Now a black man will be called Mr. President.

They never thought they would see the day, people said, especially the older ones, who could remember the murders of Martin Luther King Jr., Medgar Evers and Malcolm X. They wept, some of them, and so did I. Perhaps it was because this man seems so young and vigorous in a nation that seems old and tired. Perhaps it is because he promises change and hope, and both are so badly needed. He is the president for our children's generation, a more tolerant and diverse society, so insensible of bright dividing lines that one of them would idly wonder whether Theodore Roosevelt was a black man. They belie a time when there was a crayon labeled "flesh" in my Crayola box, a crayon that was a pale pink.

But I suspect that, like many others, I wept for myself, too, because I felt I was part of a country that was living its principles. Despite all our prejudices, seen and hidden, millions of citizens managed, in the words of Dr. King, to judge Barack Obama by the content of his character and not the color of his skin. There were many reasons to elect him president, but this was one collateral gift: to be able to watch America look an old evil in the eye and to say, no more. We must be better than that. We can be better than that. We are better than that.

Let the change begin.

Tuesday, November 4, 2008

A painless voting experience

How about that? I was fully prepared with not one, but two knitting projects in case I waited for so long that I got bored with just the first one. Also, I dropped Mr W off at the before-school care, and Sally off at dog school, anticipating having to max out their days so I could spend time waiting in line to vote today.

I never even pulled out my knitting. I drove over to the Hilton, which I chose because it has a Starbucks, and walked right in. Someone who really had it goin’ on created Voting Centers in my county a few years ago, so I could choose one of about 30 places to cast my vote. I had my voter card that I had gotten in the mail and my ID, which the nice poll workers checked and I didn’t really even have to slow down as they checked my info, gave me my ballot and directed me to a spot to begin.

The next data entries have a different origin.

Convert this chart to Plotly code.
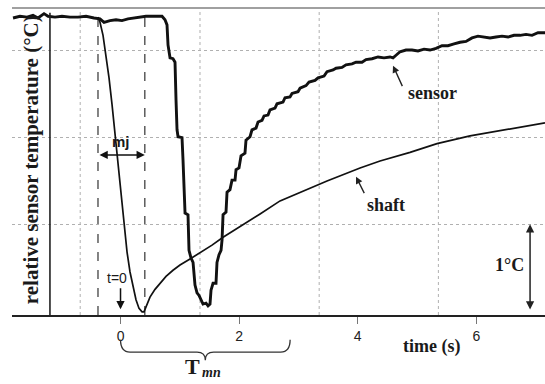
import plotly.graph_objects as go

# Sensor trace: relative temperature (°C) vs time (s)
sensor_t = [-1.813, -1.695, -1.577, -1.476, -1.391, -1.290, -1.222, -1.105, -0.987, -0.852,
            -0.717, -0.582, -0.447, -0.346, -0.278, -0.177, -0.076, 0.025, 0.126, 0.228,
            0.329, 0.430, 0.531, 0.632, 0.700, 0.750, 0.784, 0.801, 0.835, 0.885,
            0.919, 0.936, 0.953, 0.970, 1.037, 1.054, 1.088, 1.138, 1.155, 1.189,
            1.223, 1.256, 1.290, 1.324, 1.357, 1.391, 1.442, 1.476, 1.509, 1.526,
            1.560, 1.610, 1.627, 1.661, 1.695, 1.712, 1.729, 1.779, 1.796, 1.846,
            1.880, 1.931, 1.948, 1.998, 2.032, 2.099, 2.116, 2.184, 2.217, 2.285,
            2.319, 2.386, 2.420, 2.487, 2.521, 2.605, 2.639, 2.740, 2.774, 2.858,
            2.892, 2.993, 3.027, 3.128, 3.179, 3.280, 3.331, 3.432, 3.482, 3.584,
            3.634, 3.735, 3.802, 3.904, 3.971, 4.072, 4.140, 4.241, 4.342, 4.443,
            4.545, 4.595, 4.646, 4.713, 4.814, 4.915, 5.016, 5.118, 5.219, 5.320,
            5.421, 5.522, 5.624, 5.725, 5.826, 5.927, 6.028, 6.130, 6.231, 6.332,
            6.433, 6.535, 6.636, 6.737, 6.838, 6.939, 7.040, 7.158]
sensor_y = [3.38, 3.40, 3.39, 3.41, 3.38, 3.43, 3.40, 3.39, 3.40, 3.39,
            3.39, 3.40, 3.38, 3.37, 3.33, 3.35, 3.36, 3.35, 3.37, 3.38,
            3.39, 3.40, 3.40, 3.40, 3.40, 3.36, 3.30, 3.07, 2.92, 2.91,
            2.87, 2.43, 2.09, 2.01, 2.00, 1.74, 1.13, 1.11, 0.70, 0.61,
            0.56, 0.30, 0.21, 0.18, 0.13, 0.08, 0.09, 0.06, 0.08, 0.24,
            0.32, 0.32, 0.56, 0.65, 0.70, 0.82, 1.11, 1.14, 1.37, 1.40,
            1.51, 1.51, 1.63, 1.65, 1.79, 1.82, 1.97, 2.01, 2.09, 2.11,
            2.18, 2.20, 2.25, 2.26, 2.32, 2.34, 2.39, 2.41, 2.46, 2.47,
            2.51, 2.53, 2.57, 2.60, 2.64, 2.66, 2.69, 2.71, 2.76, 2.78,
            2.80, 2.81, 2.84, 2.85, 2.87, 2.87, 2.90, 2.91, 2.93, 2.92,
            2.93, 2.92, 2.95, 2.99, 3.01, 3.01, 3.00, 3.02, 3.01, 3.03,
            3.06, 3.06, 3.08, 3.10, 3.11, 3.15, 3.17, 3.16, 3.15, 3.16,
            3.17, 3.16, 3.18, 3.18, 3.19, 3.18, 3.21, 3.21]

# Shaft trace
shaft_t = [-0.379, -0.346, -0.295, -0.245, -0.194, -0.143, -0.093, -0.042, 0.008, 0.059,
           0.110, 0.160, 0.211, 0.261, 0.312, 0.363, 0.396, 0.447, 0.497, 0.582,
           0.666, 0.767, 0.885, 1.003, 1.172, 1.341, 1.543, 1.729, 2.015, 2.353,
           2.690, 3.027, 3.482, 4.039, 4.376, 4.882, 5.337, 5.894, 6.400, 7.158]
shaft_y = [3.39, 3.33, 3.18, 2.95, 2.69, 2.38, 2.03, 1.68, 1.34, 0.99,
           0.68, 0.45, 0.27, 0.13, 0.03, -0.01, -0.01, 0.07, 0.16, 0.25,
           0.32, 0.40, 0.47, 0.53, 0.60, 0.67, 0.76, 0.85, 0.97, 1.12,
           1.27, 1.37, 1.50, 1.65, 1.73, 1.83, 1.93, 2.02, 2.08, 2.17]

x_ticks = [0, 2, 4, 6]
x_grid = [-0.68, 1.34, 3.35, 5.36]
y_grid = [1, 2, 3]
mj_bounds = [-0.38, 0.41]      # injection window (dashed markers)
trace_start = -1.19            # solid start marker
tmn_span = [0.0, 2.86]         # T_mn brace extent
x_range = [-1.830, 7.158]
y_range = [-0.046, 3.495]

SERIF = "Liberation Serif"
SANS = "Liberation Sans"

fig = go.Figure()
fig.add_trace(go.Scatter(x=shaft_t, y=shaft_y, mode="lines",
                         line=dict(color="#111", width=1.7), hoverinfo="skip"))
fig.add_trace(go.Scatter(x=sensor_t, y=sensor_y, mode="lines",
                         line=dict(color="#111", width=2.9), hoverinfo="skip"))

# vertical dotted grid
for g in x_grid:
    fig.add_shape(type="line", xref="x", yref="paper", x0=g, x1=g, y0=0, y1=1,
                  line=dict(color="#b0b0b0", width=1, dash="dot"), layer="below")
# dashed injection markers
for g in mj_bounds:
    fig.add_shape(type="line", xref="x", yref="y", x0=g, x1=g, y0=y_range[0], y1=3.39,
                  line=dict(color="#333", width=1.2, dash="dash"), layer="below")
# solid start marker
fig.add_shape(type="line", xref="x", yref="y", x0=trace_start, x1=trace_start,
              y0=y_range[0], y1=3.44, line=dict(color="#222", width=1.6))
# top frame line
fig.add_shape(type="line", xref="paper", yref="paper", x0=0, x1=1, y0=1, y1=1,
              line=dict(color="#a0a0a0", width=2))

# T_mn brace below the axis
a, b = tmn_span
mid = (a + b) / 2
yt, yl, yd = -0.081, -0.121, -0.147
brace = (f"M {a},{yt} Q {a},{yl} {a+0.16},{yl} L {mid-0.14},{yl} "
         f"Q {mid},{yl} {mid},{yd} Q {mid},{yl} {mid+0.14},{yl} "
         f"L {b-0.16},{yl} Q {b},{yl} {b},{yt}")
fig.add_shape(type="path", xref="x", yref="paper", path=brace,
              line=dict(color="#333", width=1.3))


def label(x, y, text, size, family=SERIF, xref="x", yref="y", **kw):
    return dict(x=x, y=y, xref=xref, yref=yref, text=text, showarrow=False,
                xanchor="center", yanchor="middle",
                font=dict(family=family, size=size, color="#1a1a1a"), **kw)


ann = []
# mj double arrow
ann.append(dict(x=mj_bounds[1], y=1.80, ax=mj_bounds[0], ay=1.80, axref="x", ayref="y",
                xref="x", yref="y", text="", showarrow=True, arrowhead=2, arrowside="end+start",
                arrowsize=1.1, arrowwidth=1.5, arrowcolor="#111", standoff=0, startstandoff=0))
ann.append(label(0.01, 1.95, "<b>mj</b>", 15, family=SANS))
# t = 0 arrow
ann.append(dict(x=0, y=0.02, ax=0, ay=0.28, axref="x", ayref="y", xref="x", yref="y",
                text="", showarrow=True, arrowhead=2, arrowsize=1.1, arrowwidth=1.5,
                arrowcolor="#111"))
ann.append(label(-0.06, 0.38, "t=0", 14, family=SANS))
# sensor label
ann.append(dict(x=4.595, y=2.83, ax=10, ay=22, xref="x", yref="y", text="",
                showarrow=True, arrowhead=2, arrowsize=1, arrowwidth=1.4, arrowcolor="#222"))
ann.append(label(5.255, 2.51, "<b>sensor</b>", 18))
# shaft label
ann.append(dict(x=3.971, y=1.55, ax=9, ay=18, xref="x", yref="y", text="",
                showarrow=True, arrowhead=2, arrowsize=1, arrowwidth=1.4, arrowcolor="#222"))
ann.append(label(4.477, 1.22, "<b>shaft</b>", 18))
# 1 °C scale bar
ann.append(dict(x=6.906, y=1.0, ax=6.906, ay=0.0, axref="x", ayref="y", xref="x", yref="y",
                text="", showarrow=True, arrowhead=2, arrowside="end+start", arrowsize=1.1,
                arrowwidth=1.5, arrowcolor="#222", standoff=0, startstandoff=0))
ann.append(label(6.553, 0.53, "<b>1°C</b>", 18))
# axis titles
ann.append(label(5.25, -0.104, "<b>time (s)</b>", 18, yref="paper"))
ann.append(label(0.036, 0.505, "<b>relative sensor temperature (°C)</b>", 21,
                 xref="paper", yref="paper", textangle=-90))
# T_mn
ann.append(label(1.22, -0.169, "<b>T</b>", 22, yref="paper"))
ann.append(label(1.53, -0.186, "<b><i>mn</i></b>", 14, yref="paper"))

fig.update_layout(
    width=545, height=384,
    margin=dict(l=12, r=0, t=8, b=69),
    paper_bgcolor="white", plot_bgcolor="white",
    showlegend=False,
    annotations=ann,
    xaxis=dict(range=x_range, tickvals=x_ticks, ticktext=[str(v) for v in x_ticks],
               ticks="outside", ticklen=7, tickcolor="#777", tickwidth=1,
               tickfont=dict(family=SANS, size=14, color="#222"),
               showgrid=False, zeroline=False, showline=True, linecolor="#222", linewidth=2.2),
    yaxis=dict(range=y_range, tickvals=y_grid, showticklabels=False, ticks="",
               showgrid=True, gridcolor="#b0b0b0", griddash="dot", gridwidth=1,
               zeroline=False, showline=False),
)

fig.write_html("out.html")
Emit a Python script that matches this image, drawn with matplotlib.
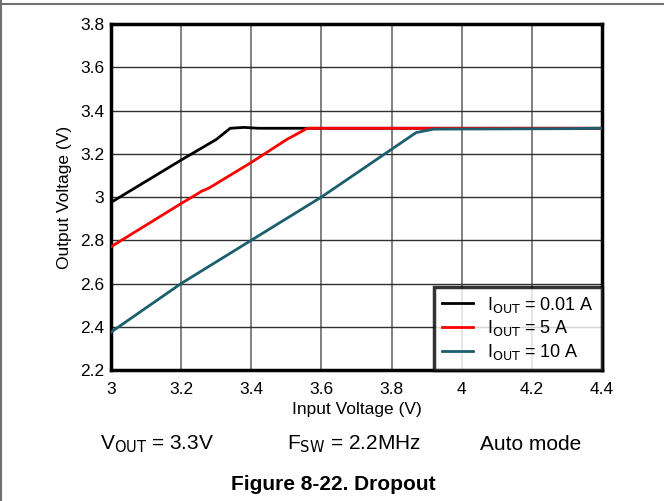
import numpy as np
import matplotlib.pyplot as plt

plt.rcParams['font.family'] = ['Liberation Sans', 'DejaVu Sans']

# Data
vin_001 = [3.0, 3.1, 3.2, 3.3, 3.34, 3.38, 3.42, 4.4]
vout_001 = [2.975, 3.073, 3.171, 3.266, 3.318, 3.322, 3.318, 3.318]

vin_5 = [3.0, 3.1, 3.2, 3.26, 3.28, 3.4, 3.5, 3.56, 4.4]
vout_5 = [2.77, 2.87, 2.97, 3.028, 3.042, 3.16, 3.265, 3.318, 3.318]

vin_10 = [3.0, 3.2, 3.4, 3.6, 3.87, 3.92, 4.3, 4.4]
vout_10 = [2.375, 2.6, 2.8, 3.0, 3.298, 3.314, 3.316, 3.318]

series = [
    (vin_001, vout_001, '#000000', r'I$_{\mathrm{OUT}}$ = 0.01 A'),
    (vin_5, vout_5, '#ff0000', r'I$_{\mathrm{OUT}}$ = 5 A'),
    (vin_10, vout_10, '#1b5e6e', r'I$_{\mathrm{OUT}}$ = 10 A'),
]

xticks = [3.0, 3.2, 3.4, 3.6, 3.8, 4.0, 4.2, 4.4]
xlabels = ['3', '3.2', '3.4', '3.6', '3.8', '4', '4.2', '4.4']
yticks = [2.2, 2.4, 2.6, 2.8, 3.0, 3.2, 3.4, 3.6, 3.8]
ylabels = ['2.2', '2.4', '2.6', '2.8', '3', '3.2', '3.4', '3.6', '3.8']

fig = plt.figure(figsize=(6.64, 5.01), dpi=100)
ax = fig.add_axes([0.1672, 0.2615, 0.7394, 0.6905])

# grid: vertical gray, horizontal dark
for x in xticks[1:-1]:
    ax.axvline(x, color='#808080', lw=1.4, zorder=1)
for y in yticks[1:-1]:
    ax.axhline(y, color='#303030', lw=1.0, zorder=1)

for xs, ys, c, lab in series:
    ax.plot(xs, ys, color=c, lw=2, label=lab, zorder=3)

ax.set_xlim(3.0, 4.4)
ax.set_ylim(2.2, 3.8)
ax.set_xticks(xticks)
ax.set_xticklabels(xlabels)
ax.set_yticks(yticks)
ax.set_yticklabels(ylabels)
ax.tick_params(axis='x', length=0, labelsize=12.5, pad=9)
ax.tick_params(axis='y', length=0, labelsize=12.5, pad=5)
for s in ax.spines.values():
    s.set_linewidth(2.5)
ax.set_xlabel('Input Voltage (V)', fontsize=12.5, labelpad=3)
ax.set_ylabel('Output Voltage (V)', fontsize=12.5, labelpad=6)

leg = ax.legend(loc='lower right', fontsize=13, frameon=True, fancybox=False,
                borderaxespad=0, handlelength=1.7, handletextpad=0.8,
                labelspacing=0.2, borderpad=0.45)
leg.get_frame().set_edgecolor('black')
leg.get_frame().set_linewidth(2.5)
leg.set_zorder(5)

fig.text(100 / 664, 1 - 444 / 501, r'V$_{\mathrm{OUT}}$ = 3.3V', fontsize=15, va='center')
fig.text(287 / 664, 1 - 444 / 501, r'F$_{\mathrm{SW}}$ = 2.2MHz', fontsize=15, va='center')
fig.text(480 / 664, 1 - 444 / 501, 'Auto mode', fontsize=15, va='center')
fig.text(333 / 664, 1 - 485 / 501, 'Figure 8-22. Dropout', fontsize=15,
         fontweight='bold', ha='center', va='center')

# page frame (top and left edges)
fig.add_artist(plt.Line2D([0, 1], [1 - 3.5 / 501] * 2, color='#707070', lw=1.5,
                          transform=fig.transFigure))
fig.add_artist(plt.Line2D([0.5 / 664] * 2, [0, 1], color='#707070', lw=1.5,
                          transform=fig.transFigure))

fig.savefig('out.png', dpi=100)
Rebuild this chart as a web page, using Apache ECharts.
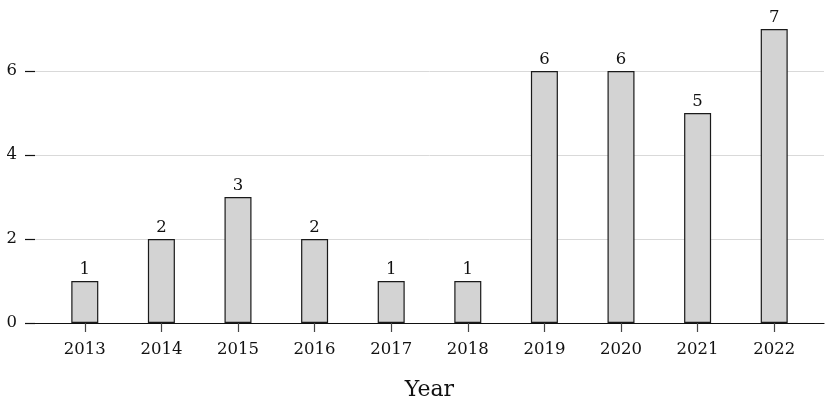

I chose a paper ballot, although I could have done it electronically. I think the paper is less goof-proof. There were a ton of state constitutional amendments this year and it took a while to read each one. I withheld a vote on whether the cities that allow gambling should be allowed to offer Craps and Roulette – I really don’t care.

So here I am, back at work, and I am so impressed with how my county made it easy and painless to cast my vote today. Go Obama!!!!!

Sunday, November 2, 2008

The Fabulous Mr W

It's been a really busy week. On Halloween, Mr W went to a birthday party at our local roller rink. It's been about 25 years since I had set foot into one of those places, and not much has changed. Heck, they even had Michael Jackson playing when we walked in. Mr W doesn't skate much; this was probably his third or fourth time.

We see some of his pals, get his skates, and get them on his feet. I help him up, he wobbles over to the rink, and just goes right out there. And falls. And gets up, goes about 20 feet, and falls. This process repeats all the way around the rink. I'm wondering if I should have bought him inline skates a long time ago.

The thing is, though, I very much admire how he got out there and just did it. He tried, even though he knew he wasn't very good at it, and knew he was going to fall a lot. I don't know if it's because he's just sort of gotten this way after two summers of day camp where they do lots of these kinds of trips (bowling, mini golf, etc.) or if he's just that way, but I'm impressed with his willingness to try this stuff.

Afterwards, I asked how the party was. He said it was good, but also said something like, "I spend a lot of time falling down and getting back up again." As if this were a description of the event, not a judgement of his abilities. I liked that. And will keep an eye out for sales on inline skates.